START Records to process

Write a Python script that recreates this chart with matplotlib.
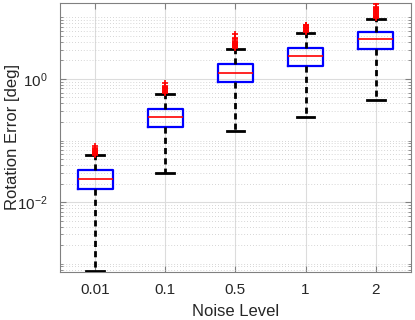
import matplotlib
matplotlib.use("Agg")
import matplotlib.pyplot as plt
from matplotlib.ticker import LogLocator, FixedLocator, NullFormatter

plt.rcParams['font.family'] = ['Liberation Sans', 'DejaVu Sans']
plt.rcParams['mathtext.fontset'] = 'custom'
plt.rcParams['mathtext.rm'] = 'Liberation Sans'
plt.rcParams['mathtext.it'] = 'Liberation Sans'

categories = ['0.01', '0.1', '0.5', '1', '2']
medians = [0.0239, 0.238, 1.27, 2.33, 4.40]
q1 = [0.0166, 0.166, 0.894, 1.65, 3.03]
q3 = [0.0327, 0.329, 1.77, 3.19, 5.81]
whislo = [0.00075, 0.0296, 0.144, 0.241, 0.46]
whishi = [0.0573, 0.570, 3.07, 5.51, 9.56]
outliers = [
    [0.059, 0.060, 0.061, 0.062, 0.063, 0.064, 0.065, 0.066, 0.068, 0.070, 0.072, 0.075, 0.080],
    [0.60, 0.62, 0.64, 0.66, 0.68, 0.70, 0.72, 0.74, 0.78, 0.86],
    [3.2, 3.3, 3.4, 3.5, 3.6, 3.7, 3.8, 3.9, 4.0, 4.2, 4.4, 4.7, 5.45],
    [5.8, 5.9, 6.0, 6.1, 6.2, 6.4, 6.6, 6.8, 7.0, 7.2, 7.4, 7.64],
    [9.8, 10.0, 10.3, 10.6, 11.0, 11.4, 11.8, 12.2, 12.6, 13.0, 13.5, 14.0, 14.7, 16.8],
]

stats = []
for i, c in enumerate(categories):
    stats.append(dict(label=c, med=medians[i], q1=q1[i], q3=q3[i],
                      whislo=whislo[i], whishi=whishi[i], fliers=outliers[i]))

fig = plt.figure(figsize=(4.15, 3.2), dpi=100)
ax = fig.add_axes([0.1446, 0.151, 0.8454, 0.839])

axcol = '#262626'
gridcol = '#dcdcdc'

ax.set_yscale('log')
ax.bxp(stats, positions=range(1, 6), widths=0.5, showfliers=True,
       boxprops=dict(color='blue', linewidth=1.6),
       medianprops=dict(color='red', linewidth=1.2),
       whiskerprops=dict(color='black', linewidth=2.0, linestyle=(0, (2.2, 1.5))),
       capprops=dict(color='black', linewidth=2.0),
       capwidths=0.25,
       flierprops=dict(marker='+', markeredgecolor='red', markersize=5, markeredgewidth=1.2, linestyle='none'),
       zorder=3)

ax.set_xlim(0.5, 5.5)
ax.set_ylim(7.4e-4, 17.0)
ax.set_xticks(range(1, 6))
ax.set_xticklabels(categories)

ax.yaxis.set_major_locator(FixedLocator([1e-2, 1e0]))
ax.yaxis.set_minor_locator(LogLocator(base=10, subs=[1, 2, 3, 4, 5, 6, 7, 8, 9], numticks=30))
ax.yaxis.set_minor_formatter(NullFormatter())
ax.set_yticklabels([r'$10^{-2}$', r'$10^{0}$'])

ax.grid(True, which='major', color=gridcol, linewidth=0.8, linestyle='-', zorder=0)
ax.grid(True, which='minor', axis='y', color='#c8c8c8', linewidth=0.6, linestyle=(0, (1, 2.5)), zorder=0)
ax.set_axisbelow(True)

for s in ax.spines.values():
    s.set_color('#808080')
    s.set_linewidth(0.8)

ax.tick_params(which='both', direction='in', top=True, right=True, colors='#808080',
               labelcolor=axcol, labelsize=11)
ax.tick_params(which='major', length=4)
ax.tick_params(which='minor', length=2)
ax.tick_params(axis='x', pad=8)
ax.tick_params(axis='y', pad=9)

ax.set_xlabel('Noise Level', fontsize=12, color=axcol, labelpad=5)
ax.set_ylabel('Rotation Error [deg]', fontsize=12, color=axcol)
ax.yaxis.set_label_coords(-0.115, 0.5)

fig.savefig('out.png', dpi=100)
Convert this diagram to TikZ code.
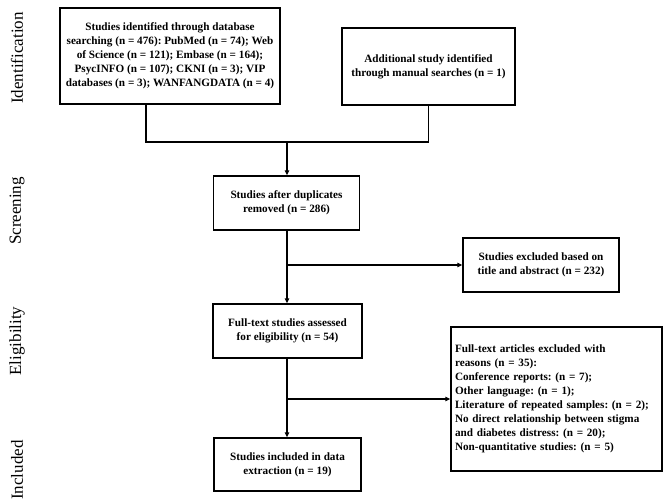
\documentclass[tikz,border=0pt]{standalone}
\usepackage{fontspec}
\setmainfont{Liberation Serif}
\usetikzlibrary{arrows.meta}
\frenchspacing
\begin{document}
\begin{tikzpicture}[x=1pt,y=-1pt,
  box/.style={draw=black, line width=1.4pt, inner sep=2pt, align=center,
    font=\fontsize{11.2}{14}\selectfont\bfseries\frenchspacing},
  phase/.style={rotate=90, font=\fontsize{17}{20}\selectfont, anchor=center},
  conn/.style={line width=1.4pt},
  arr/.style={conn, -{Triangle[length=5pt,width=4.5pt]}}]
\useasboundingbox (0,0) rectangle (669,502);
\node[box, minimum width=220pt, minimum height=96pt] (b1) at (170,56)
  {Studies identified through database\\searching (n = 476): PubMed (n = 74); Web\\of Science (n = 121); Embase (n = 164);\\PsycINFO (n = 107); CKNI (n = 3); VIP\\databases (n = 3); WANFANGDATA (n = 4)};
\node[box, minimum width=173pt, minimum height=77pt] (b2) at (428.5,66.5)
  {Additional study identified\\through manual searches (n = 1)};
\node[box, minimum width=146pt, minimum height=54pt] (b3) at (286.5,203)
  {Studies after duplicates\\removed (n = 286)};
\node[box, minimum width=156pt, minimum height=54pt] (b4) at (541,265)
  {Studies excluded based on\\title and abstract (n = 232)};
\node[box, minimum width=149pt, minimum height=54pt] (b5) at (287.5,331)
  {Full-text studies assessed\\for eligibility (n = 54)};
\node[box, minimum width=211pt, minimum height=144pt, align=left, text width=203pt] (b6) at (556.5,399)
  {Full-text articles excluded with\\reasons (n = 35):\\Conference reports: (n = 7);\\Other language: (n = 1);\\Literature of repeated samples: (n = 2);\\No direct relationship between stigma\\and diabetes distress: (n = 20);\\Non-quantitative studies: (n = 5)};
\node[box, minimum width=147pt, minimum height=53pt] (b7) at (287.5,464.5)
  {Studies included in data\\extraction (n = 19)};
\node[phase] (p1) at (17,58) {Identification};
\node[phase] (p2) at (17,211) {Screening};
\node[phase] (p3) at (17,341) {Eligibility};
\node[phase] (p4) at (17,470) {Included};
\coordinate (j1) at (146,142);
\coordinate (j2) at (428.5,142);
\coordinate (jm) at (287,142);
\coordinate (k1) at (287,265);
\coordinate (k2) at (287,399);
\draw[conn] (j1 |- b1.south) -- (j1) -- (j2) -- (j2 |- b2.south);
\draw[arr] (jm) -- (jm |- b3.north);
\draw[arr] (jm |- b3.south) -- (jm |- b5.north);
\draw[arr] (k1) -- (b4.west);
\draw[arr] (jm |- b5.south) -- (jm |- b7.north);
\draw[arr] (k2) -- (b6.west);
\end{tikzpicture}
\end{document}
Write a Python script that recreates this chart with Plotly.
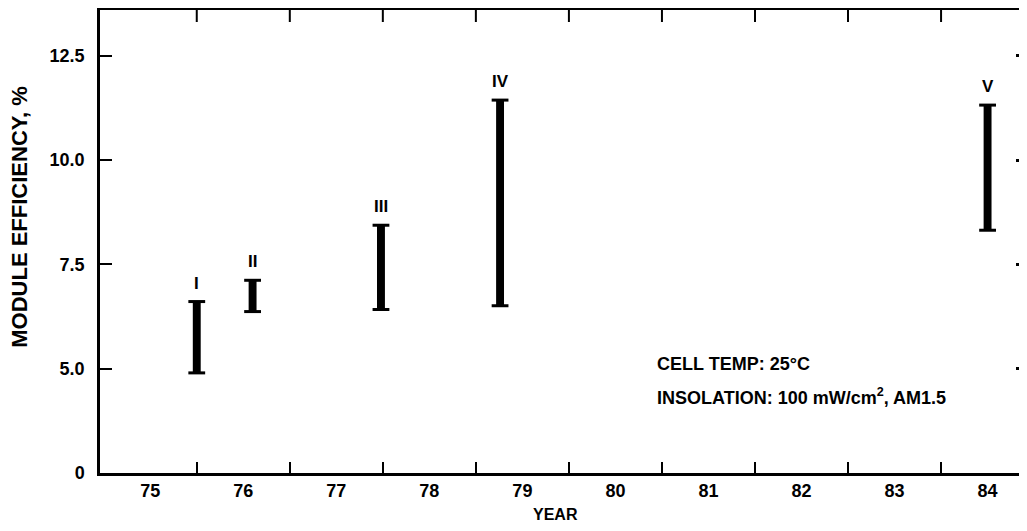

END Records to process

Brief
Pictures are excluded: retype only the lines from the beginning of the listing above through the line with "from matplotlib.ticker import", both included.

Correct result
Write a Python script that recreates this chart with matplotlib.
import matplotlib
matplotlib.use("Agg")
import matplotlib.pyplot as plt
from matplotlib.ticker import LogLocator, FixedLocator, NullFormatter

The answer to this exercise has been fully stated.